My holiday season was pretty much exactly as shitty as I expected it. There were moments of blessed distraction by my friends. However, these did not overwhelm the dread and sadness at the one year anniversary of my separation from the ex, or the lovely Christmas card addressed to my ex and his rebound that arrived in my mailbox on Christmas Day. From his sister who knows exactly how awful I’ve been doing and how much I miss him.
The only thing that could top that, and the thing I have been dreading most, but certainly didn’t expect just yet given that it’s barely been a year and we haven’t even been divorced 6 months, was the email I received yesterday morning letting me know that he and his rebound are engaged.
Needless to say, I did not make it to work yesterday. My mom is on a plane out as I type.
In this email, he actually wrote “I wonder if you are happy” and “I hope that 2016 is a transformative year for you.” What exactly does he hope I transform into? And he wonders if I am happy? Is that rhetorical? I don’t know the condescending person who would send that email. It breaks my heart all over again that the person I love and knew is apparently gone. That might be worse than the fact that he didn’t want to reconcile when I told him I didn’t want the divorce.
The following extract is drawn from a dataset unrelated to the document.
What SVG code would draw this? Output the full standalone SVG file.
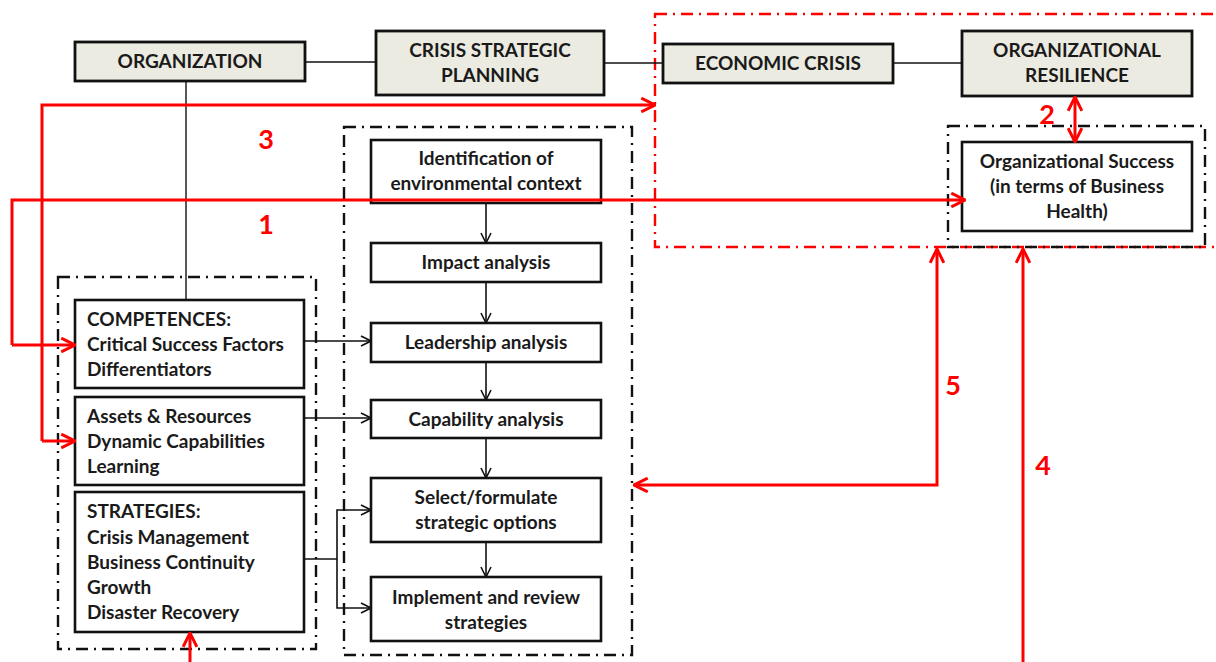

Do I respond? How do I respond? The only things I really want to say are a) After 12 years together, and not even a full year of real time apart, I deserved a phone call for that news. b) If he ever really wondered if I was happy, I have always picked up the phone when he called - no matter how difficult this past year - and that I don’t think he really wanted to know because hearing that I am still heartbroken and struggling would ruin the fantasy that we are both living the happy lives we were meant to and that the divorce was really the best thing ever.
I am waiting to decide what to do. I am trying not to do things I regret. But I don’t know what the right move is here.